Female Saudi cashiers are forbidden by recent fatwa. Amer Hilabi / AFP via www.thenational.ae
It is now prohibited for women to work as cashiers in Saudi Arabia’s shops, according to a fatwa issued by the Senior Board of Ulema at the end of October.
Many Saudis have been expressing their frustration with the ruling, which is intended to prevent the mixing of sexes by preventing women from seeking jobs where they could encounter men.
A conservative preacher called for a boycott of supermarkets employing female cashiers back in August, violating a government restriction on fatwas issued by clerics outside of the Senior Board of Ulema. The board itself has now taken up the idea, stating that “It is not permitted for a Muslim woman to work in a mixed environment with men who are not related to them, and women should look for jobs that do not lead to them interacting with men which might cause attraction from both sides.”
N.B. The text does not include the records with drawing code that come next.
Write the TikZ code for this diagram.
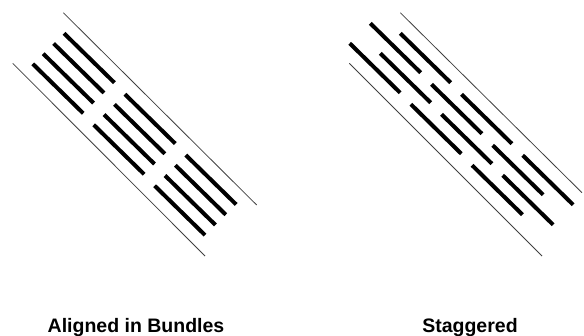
\documentclass[tikz,border=0pt]{standalone}
\usepackage{fontspec}
\setmainfont{Liberation Sans}
\begin{document}
\begin{tikzpicture}[x=1pt,y=-1pt,
  bar/.style={line width=4pt,line cap=butt,black},
  edge/.style={line width=0.8pt,black!75},
  caption/.style={anchor=base,inner sep=0pt,font=\fontsize{19.5}{22}\selectfont\bfseries}]
\useasboundingbox (0,0) rectangle (584,335);

% ---- aligned in bundles ----
\draw[edge] (63.3,12.7) -- (256.7,205);
\draw[edge] (12.7,63.3) -- (205,256);
\foreach \b in {0,1,2}{
  \foreach \r in {0,1,2,3}{
    \draw[bar] ({64+60.9*\b-10.4*\r},{33.3+60.9*\b+10.2*\r})
            -- ++(50.4,49.4);
  }
}

% ---- staggered ----
\draw[edge] (400.3,12.7) -- (582,192.7);
\draw[edge] (349.3,63.3) -- (542,256);
\foreach \sx/\sy in {400.3/33.3, 370.3/23.3, 380.3/53.3, 349.7/43.3}{
  \foreach \b in {0,1,2}{
    \draw[bar] ({\sx+61.2*\b},{\sy+61*\b}) -- ++(50.4,49.4);
  }
}

\node[caption] (lblA) at (136,332) {Aligned in Bundles};
\node[caption] (lblS) at (470,332) {Staggered};
\end{tikzpicture}
\end{document}
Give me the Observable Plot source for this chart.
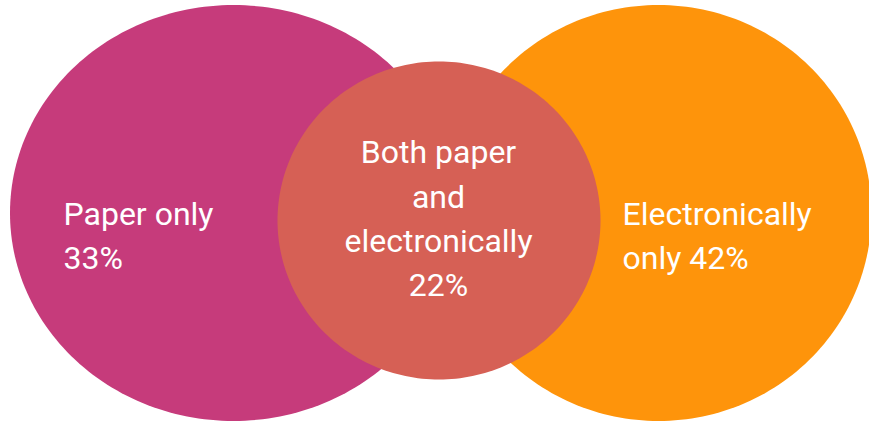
<!DOCTYPE html>
<html>
<head>
<meta charset="utf-8">
<script src="https://cdn.jsdelivr.net/npm/d3@7"></script>
<script src="https://cdn.jsdelivr.net/npm/@observablehq/plot@0.6"></script>
<style>
  html, body { margin: 0; padding: 0; background: #ffffff; }
  #chart svg { display: block; }
</style>
</head>
<body>
<div id="chart"></div>
<script>
// How people receive their statements: shares by channel
const categories = ["Paper only", "Both paper and electronically", "Electronically only"];
const shares = [33, 22, 42];
// Label text broken into lines as displayed inside each region
const labelLines = [
  ["Paper only", "{v}%"],
  ["Both paper", "and", "electronically", "{v}%"],
  ["Electronically", "only {v}%"]
];
const colors = ["#c63b7b", "#d66055", "#fe940b"];

// Venn layout (in chart units): ellipse centres and radii, label anchors
const shapes = [
  {cat: 0, cx: 233, cy: 212.5, rx: 223.5, ry: 208},
  {cat: 2, cx: 658, cy: 212.5, rx: 213, ry: 208},
  {cat: 1, cx: 438.5, cy: 220, rx: 161.5, ry: 159}
];
const anchors = [
  {cat: 0, x: 63, y: 232, align: "start"},
  {cat: 1, x: 438, y: 215, align: "middle"},
  {cat: 2, x: 622, y: 232, align: "start"}
];

// Outline of each ellipse as a closed ring of points
function ring(s, n = 240) {
  return d3.range(n).map(i => {
    const t = (i / n) * 2 * Math.PI;
    return {cat: s.cat, x: s.cx + s.rx * Math.cos(t), y: s.cy + s.ry * Math.sin(t)};
  });
}

const shapeMarks = shapes.map(s =>
  Plot.line(ring(s), {
    x: "x", y: "y",
    curve: "linear-closed",
    fill: colors[s.cat],
    stroke: "none"
  })
);

const labels = anchors.map(a => ({
  ...a,
  text: labelLines[a.cat].map(l => l.replace("{v}", shares[a.cat])).join("\n"),
  name: categories[a.cat]
}));

const textMarks = ["start", "middle"].map(al =>
  Plot.text(labels.filter(d => d.align === al), {
    x: "x", y: "y", text: "text",
    textAnchor: al,
    lineAnchor: "middle",
    lineHeight: 1.39,
    fill: "#ffffff",
    fontSize: 32,
    fontFamily: "Roboto"
  })
);

const chart = Plot.plot({
  width: 869,
  height: 421,
  margin: 0,
  style: {background: "#ffffff", fontFamily: "Roboto"},
  x: {domain: [0, 869], axis: null},
  y: {domain: [421, 0], axis: null},
  marks: [...shapeMarks, ...textMarks]
});

document.getElementById("chart").appendChild(chart);
</script>
</body>
</html>
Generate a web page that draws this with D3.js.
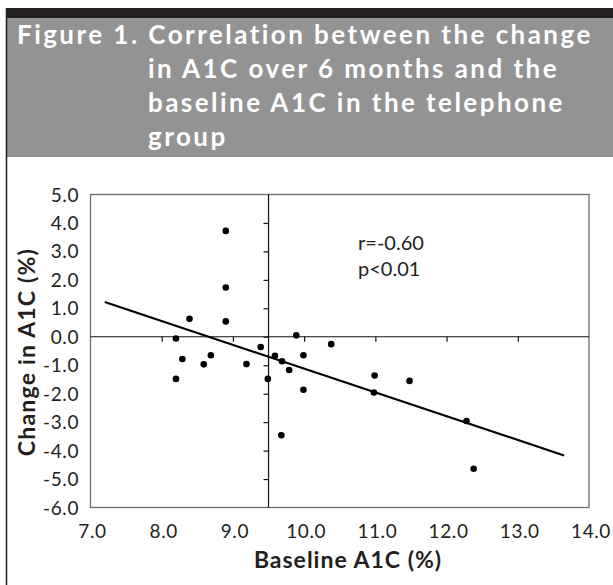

The Saudi Gazette pointed out the inconsistency of the fatwa with other recent rulings by Saudi clerics. A fatwa approved by Shaykh Bin Baz which stated that “a human being, man or woman, is required to work and practice business,” and that “it is acceptable for women to work for what men require and for men to work for what women require in a way that does not harm either of them.”
A piece in Okaz, translated by Arab News, pointed out the obvious gender discrimination present in the fatwa, asking: “why is it not considered gender mixing when a man sits on the cashier’s desk and sells cheese, beans and olives to women?
“Why is it not permissible when the opposite happens? Why is it considered gender mixing and against Islam when a woman sits at the cashier’s desk selling cheese, beans and olives to men?”
The greatest danger of this fatwa is that many women working in these jobs need the money urgently, as commentators have pointed out. This fatwa makes it even more difficult for them to support themselves economically. As many studies have shown, lack of economic and social opportunities is one of the main driving forces that encourage individuals to join extremist movements. Often these groups offer a sense of purpose and the opportunity to earn money to people who are otherwise unemployed or vulnerable. Several high-profile cases, such as that of Wafa'a AL-Shahri, have shown that Saudi Arabia’s women are far from impermeable to the allure of extremist movements such as Al Qaeda in the Arabian Peninsula (AQAP). Taking more job opportunities away from women can only be a step backwards in the struggle for gender equality and the fight against violent extremism.